Re: [PATCH] UTF-8 input: composing non-latin1 characters, andcopy-paste

From: Alan Cox
Date: Mon Aug 07 2006 - 07:57:03 EST


Ar Llu, 2006-08-07 am 16:55 +0600, ysgrifennodd Alexander E. Patrakov:
> * CAPS LOCK does not work (silently ignored) for non-ASCII.

Capslock is indeed hard.

> argument. This means that only characters present in Latin-1 (i.e., with
> codes <256) can be produced by composing while the keyboard is in
> Unicode mode. This is certainly unacceptable for Eastern Europe (i.e.,
> former ISO-8859-2 users) who need to get ^+ Z = Å.

Its not useful for most of Western europe either nowdays.

> While the proper way to get the later two issues resolved is definitely
> to extend struct kbdiacr to produce a Unicode value, not a byte, as the

This IMHO is the right thing to do

> result, this would require making incompatible changes to kbd. Instead,

Absolutely.

> Copy-and-paste is handled by guessing which Unicode character most
> likely corresponds to the glyph on the screen. Guesswork is needed
> because many characters can map to the same glyph.
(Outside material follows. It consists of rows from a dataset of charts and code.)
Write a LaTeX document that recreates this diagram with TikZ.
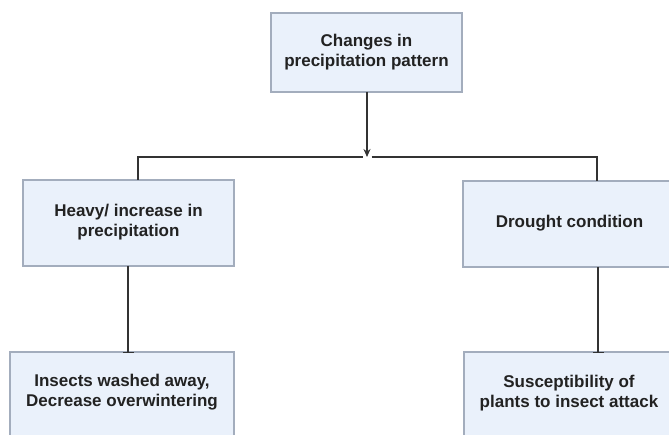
\documentclass[tikz,border=0pt]{standalone}
\usepackage{fontspec}
\setmainfont{Liberation Sans}
\usetikzlibrary{arrows.meta}
\definecolor{boxfill}{HTML}{EAF1FB}
\definecolor{boxline}{HTML}{A3ADBD}
\definecolor{inkline}{HTML}{333333}
\definecolor{txt}{HTML}{222222}
\tikzset{
  box/.style={draw=boxline, line width=1.4pt, fill=boxfill},
  lbl/.style={align=center, text=txt, font=\bfseries\fontsize{17}{20}\selectfont, inner sep=0pt},
  link/.style={draw=inkline, line width=1.3pt},
  inhib/.style={link, -{Bar[width=11pt,line width=1.3pt]}},
  arr/.style={link, -{Stealth[length=8pt,width=7pt]}}
}
\begin{document}
\begin{tikzpicture}[x=1pt,y=-1pt]
\useasboundingbox (0,0) rectangle (669,435);
\clip (0,0) rectangle (669,435);
\fill[white] (0,0) rectangle (669,435);
% boxes
\draw[box] (271,13) rectangle (462,92);
\node[lbl] (top) at (366.5,52.5) {Changes in\\precipitation pattern};
\coordinate (topS) at (367,92);
\draw[box] (23,180) rectangle (234,266);
\node[lbl] (heavy) at (128.5,222.5) {Heavy/ increase in\\precipitation};
\draw[box] (463,181) rectangle (676,267);
\node[lbl] (drought) at (569.5,223) {Drought condition};
\draw[box] (10,352) rectangle (234,450);
\node[lbl] (insects) at (122,392.5) {Insects washed away,\\Decrease overwintering};
\draw[box] (464,352) rectangle (676,450);
\node[lbl] (suscept) at (569,393.5) {Susceptibility of\\plants to insect attack};
% connectors
\coordinate (junc) at (367,157);
\coordinate (jl) at (362.5,157);
\coordinate (jr) at (371.5,157);
\coordinate (lcorner) at (138,157);
\coordinate (rcorner) at (597,157);
\coordinate (heavyN) at (138,180);
\coordinate (droughtN) at (597,181);
\coordinate (heavyS) at (128,266);
\coordinate (insectsN) at (128,353);
\coordinate (droughtS) at (598,267);
\coordinate (susceptN) at (598,353);
\draw[arr] (topS) -- (junc);
\draw[link] (jl) -- (lcorner) -- (heavyN);
\draw[link] (jr) -- (rcorner) -- (droughtN);
\draw[inhib] (heavyS) -- (insectsN);
\draw[inhib] (droughtS) -- (susceptN);
\end{tikzpicture}
\end{document}
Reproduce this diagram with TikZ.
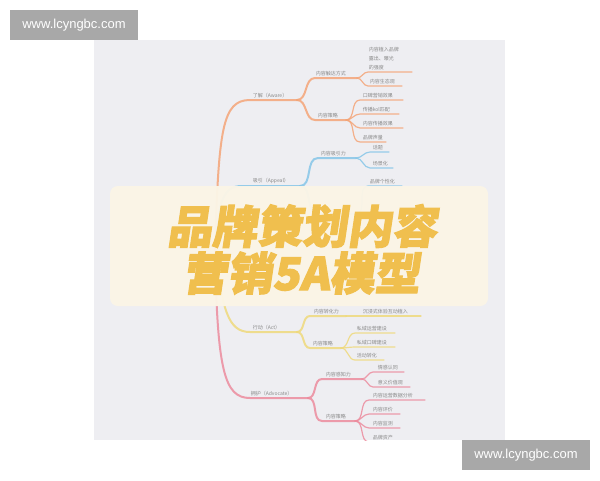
\documentclass[tikz,border=0pt]{standalone}
\usepackage{fontspec}
\setmainfont{Liberation Sans}
\newfontfamily\cjk{Noto Sans CJK SC}
\newfontfamily\cjkhead[FakeSlant=0.15,BoldFeatures={FakeBold=2.5}]{Noto Sans CJK SC}
\definecolor{panelC}{HTML}{EEEEF2}
\definecolor{wmC}{HTML}{A8A8A8}
\definecolor{oraC}{HTML}{F4A578}
\definecolor{bluC}{HTML}{86C6E8}
\definecolor{yelC}{HTML}{EFD97C}
\definecolor{pnkC}{HTML}{EC8C9E}
\definecolor{banC}{HTML}{FBF5E6}
\definecolor{headC}{HTML}{F0BF4E}
\definecolor{txtC}{HTML}{8A8A8A}
\tikzset{
  br/.style={line width=2pt, line cap=round, opacity=0.85},
  lf/.style={line width=1.2pt, line cap=round, opacity=0.85},
  ora/.style={draw=oraC}, blu/.style={draw=bluC}, yel/.style={draw=yelC}, pnk/.style={draw=pnkC},
  lbl/.style={font=\cjk\fontsize{5}{9}\selectfont, text=txtC, inner sep=0.6pt, anchor=south west},
  wm/.style={fill=wmC, text=white, minimum width=128pt, minimum height=30pt, inner sep=0pt, font=\fontsize{13}{13}\selectfont},
  head/.style={font=\cjkhead\bfseries\fontsize{45}{45}\selectfont, text=headC, inner sep=0pt},
}
\begin{document}
\begin{tikzpicture}[x=1pt,y=-1pt]
\useasboundingbox (0,0) rectangle (600,480);
\fill[white] (0,0) rectangle (600,480);
\fill[panelC] (94,40) rectangle (505,440);
\begin{scope}
\clip (94,40) rectangle (505,440);
\coordinate (R) at (215,246);
% ---------- orange: Aware
\coordinate (Ao) at (250,100); \coordinate (Ae) at (297,100);
\draw[br,ora] (R) .. controls (219,130) and (222,100) .. (Ao) -- (Ae);
\node[lbl] (A) at (252,99) {了解（Aware）};
\coordinate (A1o) at (315,78); \coordinate (A1e) at (357,78);
\draw[br,ora] (Ae) to[out=0,in=180] (A1o) -- (A1e);
\node[lbl] (A1) at (315,77) {内容触达方式};
\coordinate (A2o) at (315,120); \coordinate (A2e) at (346,120);
\draw[br,ora] (Ae) to[out=0,in=180] (A2o) -- (A2e);
\node[lbl] (A2) at (317,119) {内容策略};
\coordinate (A11o) at (368,72); \coordinate (A11e) at (412,72);
\draw[lf,ora] (A1e) to[out=0,in=180] (A11o) -- (A11e);
\node[lbl, align=left] (A11) at (368,71) {内容植入品牌\\露出、曝光\\的强度};
\coordinate (A12o) at (368,86); \coordinate (A12e) at (402,86);
\draw[lf,ora] (A1e) to[out=0,in=180] (A12o) -- (A12e);
\node[lbl] (A12) at (369,85) {内容生态观};
\coordinate (A21o) at (360,100); \coordinate (A21e) at (403,100);
\draw[lf,ora] (A2e) to[out=0,in=180] (A21o) -- (A21e);
\node[lbl] (A21) at (362,99) {口碑营销效果};
\coordinate (A22o) at (360,114); \coordinate (A22e) at (399,114);
\draw[lf,ora] (A2e) to[out=0,in=180] (A22o) -- (A22e);
\node[lbl] (A22) at (362,113) {传播kol匹配};
\coordinate (A23o) at (360,128); \coordinate (A23e) at (403,128);
\draw[lf,ora] (A2e) to[out=0,in=180] (A23o) -- (A23e);
\node[lbl] (A23) at (362,127) {内容传播效果};
\coordinate (A24o) at (360,142); \coordinate (A24e) at (386,142);
\draw[lf,ora] (A2e) to[out=0,in=180] (A24o) -- (A24e);
\node[lbl] (A24) at (362,141) {品牌声量};
% ---------- blue: Appeal
\coordinate (Bo) at (242,186); \coordinate (Be) at (300,186);
\draw[br,blu] (R) .. controls (218,200) and (224,186) .. (Bo) -- (Be);
\node[lbl] (B) at (252,184) {吸引（Appeal）};
\coordinate (B1o) at (318,158); \coordinate (B1e) at (356,158);
\draw[br,blu] (Be) to[out=0,in=180] (B1o) -- (B1e);
\node[lbl] (B1) at (320,157) {内容吸引力};
\coordinate (B2o) at (318,214); \coordinate (B2e) at (356,214);
\draw[br,blu] (Be) to[out=0,in=180] (B2o) -- (B2e);
\coordinate (B11o) at (370,152); \coordinate (B11e) at (389,152);
\draw[lf,blu] (B1e) to[out=0,in=180] (B11o) -- (B11e);
\node[lbl] (B11) at (372,151) {话题};
\coordinate (B12o) at (370,168); \coordinate (B12e) at (393,168);
\draw[lf,blu] (B1e) to[out=0,in=180] (B12o) -- (B12e);
\node[lbl] (B12) at (372,167) {场景化};
\coordinate (B21o) at (368,186); \coordinate (B21e) at (402,186);
\draw[lf,blu] (B2e) to[out=0,in=180] (B21o) -- (B21e);
\node[lbl] (B21) at (369,185) {品牌个性化};
% ---------- yellow: Act
\coordinate (Co) at (250,332); \coordinate (Ce) at (297,332);
\draw[br,yel] (R) .. controls (222,310) and (228,332) .. (Co) -- (Ce);
\node[lbl] (C) at (252,331) {行动（Act）};
\coordinate (C1o) at (310,316); \coordinate (C1e) at (346,316);
\draw[br,yel] (Ce) to[out=0,in=180] (C1o) -- (C1e);
\node[lbl] (C1) at (313,315) {内容转化力};
\coordinate (C11e) at (421,316);
\draw[lf,yel] (C1e) -- (C11e);
\node[lbl] (C11) at (362,315) {沉浸式体验互动植入};
\coordinate (C2o) at (310,348); \coordinate (C2e) at (341,348);
\draw[br,yel] (Ce) to[out=0,in=180] (C2o) -- (C2e);
\node[lbl] (C2) at (312,347) {内容策略};
\coordinate (C21o) at (355,333); \coordinate (C21e) at (395,333);
\draw[lf,yel] (C2e) to[out=0,in=180] (C21o) -- (C21e);
\node[lbl] (C21) at (356,332) {私域运营建设};
\coordinate (C22o) at (355,347); \coordinate (C22e) at (395,347);
\draw[lf,yel] (C2e) to[out=0,in=180] (C22o) -- (C22e);
\node[lbl] (C22) at (356,346) {私域口碑建设};
\coordinate (C23o) at (355,360); \coordinate (C23e) at (384,360);
\draw[lf,yel] (C2e) to[out=0,in=180] (C23o) -- (C23e);
\node[lbl] (C23) at (356,359) {活动转化};
% ---------- pink: Advocate
\coordinate (Do) at (250,398); \coordinate (De) at (308,398);
\draw[br,pnk] (R) .. controls (217,370) and (224,398) .. (Do) -- (De);
\node[lbl] (D) at (250,397) {拥护（Advocate）};
\coordinate (D1o) at (322,379); \coordinate (D1e) at (362,379);
\draw[br,pnk] (De) to[out=0,in=180] (D1o) -- (D1e);
\node[lbl] (D1) at (325,378) {内容感知力};
\coordinate (D2o) at (322,421); \coordinate (D2e) at (355,421);
\draw[br,pnk] (De) to[out=0,in=180] (D2o) -- (D2e);
\node[lbl] (D2) at (325,420) {内容策略};
\coordinate (D11o) at (373,372); \coordinate (D11e) at (404,372);
\draw[lf,pnk] (D1e) to[out=0,in=180] (D11o) -- (D11e);
\node[lbl] (D11) at (377,371) {情感认同};
\coordinate (D12o) at (373,387); \coordinate (D12e) at (410,387);
\draw[lf,pnk] (D1e) to[out=0,in=180] (D12o) -- (D12e);
\node[lbl] (D12) at (377,386) {意义价值观};
\coordinate (D21o) at (369,400); \coordinate (D21e) at (425,400);
\draw[lf,pnk] (D2e) to[out=0,in=180] (D21o) -- (D21e);
\node[lbl] (D21) at (372,399) {内容运营数据分析};
\coordinate (D22o) at (369,414); \coordinate (D22e) at (400,414);
\draw[lf,pnk] (D2e) to[out=0,in=180] (D22o) -- (D22e);
\node[lbl] (D22) at (372,413) {内容评价};
\coordinate (D23o) at (369,428); \coordinate (D23e) at (400,428);
\draw[lf,pnk] (D2e) to[out=0,in=180] (D23o) -- (D23e);
\node[lbl] (D23) at (372,427) {内容监测};
\coordinate (D24o) at (369,442); \coordinate (D24e) at (400,442);
\draw[lf,pnk] (D2e) to[out=0,in=180] (D24o) -- (D24e);
\node[lbl] (D24) at (372,441) {品牌资产};
\end{scope}
% ---------- banner
\node[fill=banC, fill opacity=0.96, rounded corners=8pt, minimum width=378pt, minimum height=120pt, inner sep=0pt] (ban) at (299,246) {};
\node[head] (T1) at (302,226) {品牌策划内容};
\node[head] (T2) at (301,273) {营销5A模型};
% ---------- watermarks
\node[wm] (W1) at (74,25) {www.lcyngbc.com};
\node[wm] (W2) at (526,455) {www.lcyngbc.com};
\end{tikzpicture}
\end{document}
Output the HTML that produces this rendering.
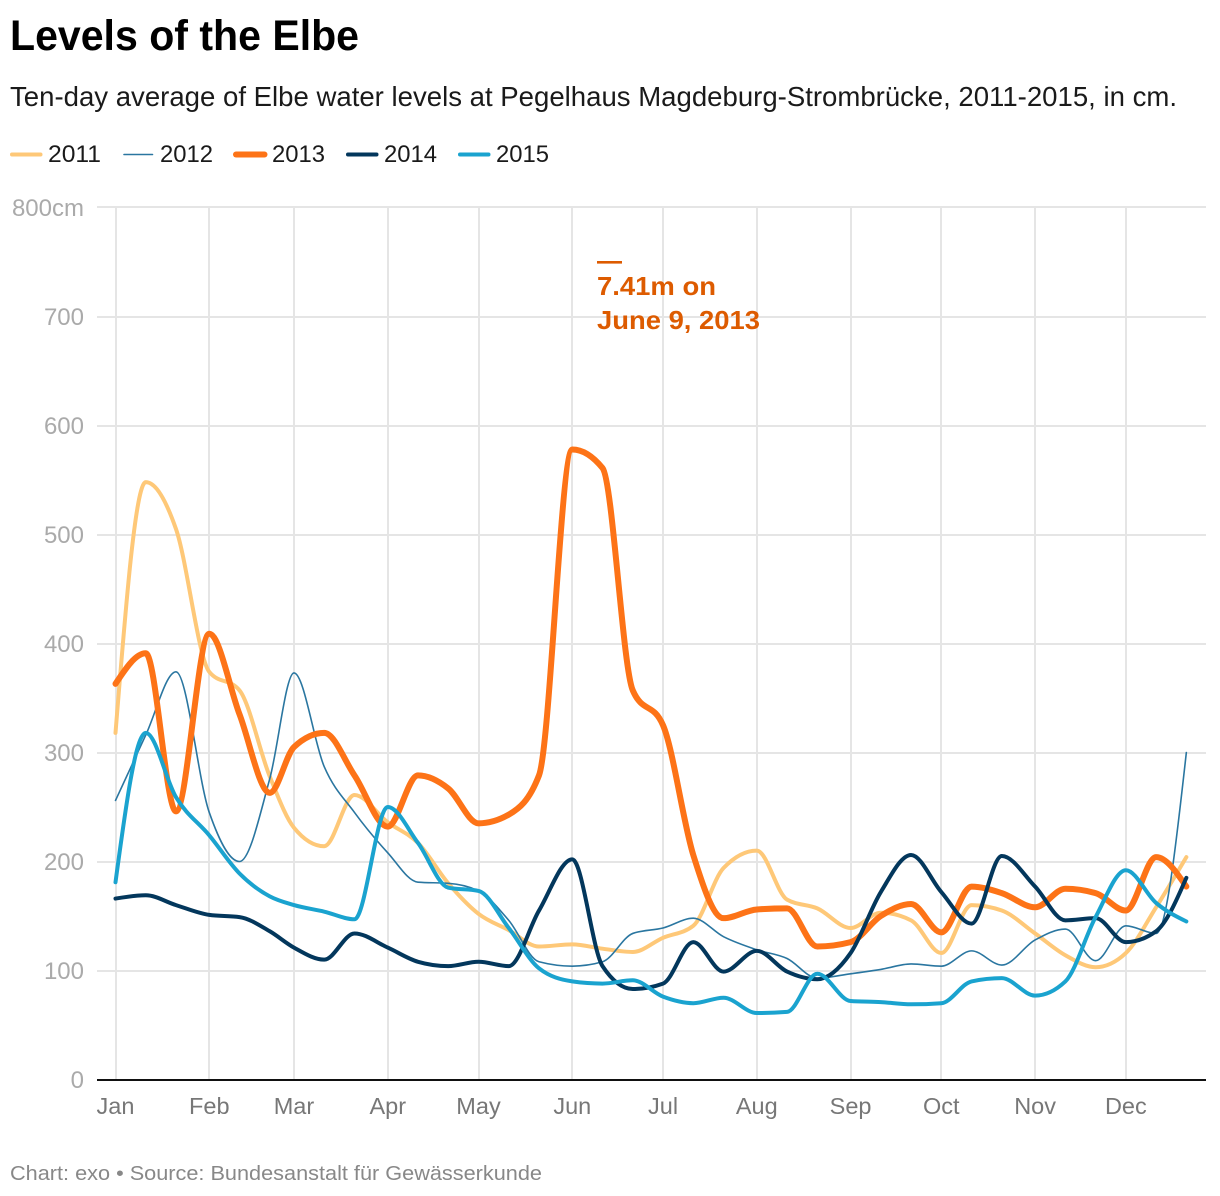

Is there a reason for not biting the bullet here and storing the
unmapped symbol then mapping it to the glyph when rendering. The days
where we had to worry about 8K more memory for the scrollback buffer are
dead and gone.

Basically I'd rather see us:
- Expand the kbd code to support the full set of behaviour (within
reason). It looks like the old behaviour can be expressed by keeping the
old format and allowing a new format (or mapping the old to the new when
the ioctl loads it)
- Expand the kbd code to allow caps/shift mapping by loaded table
- Store the true symbol not the glyph so we can cut/paste right
- Do the render mapping of symbols when needed when we actually render

That also means we get the right results if you move a live console from
text mode to graphical mode, or load different fonts and refresh.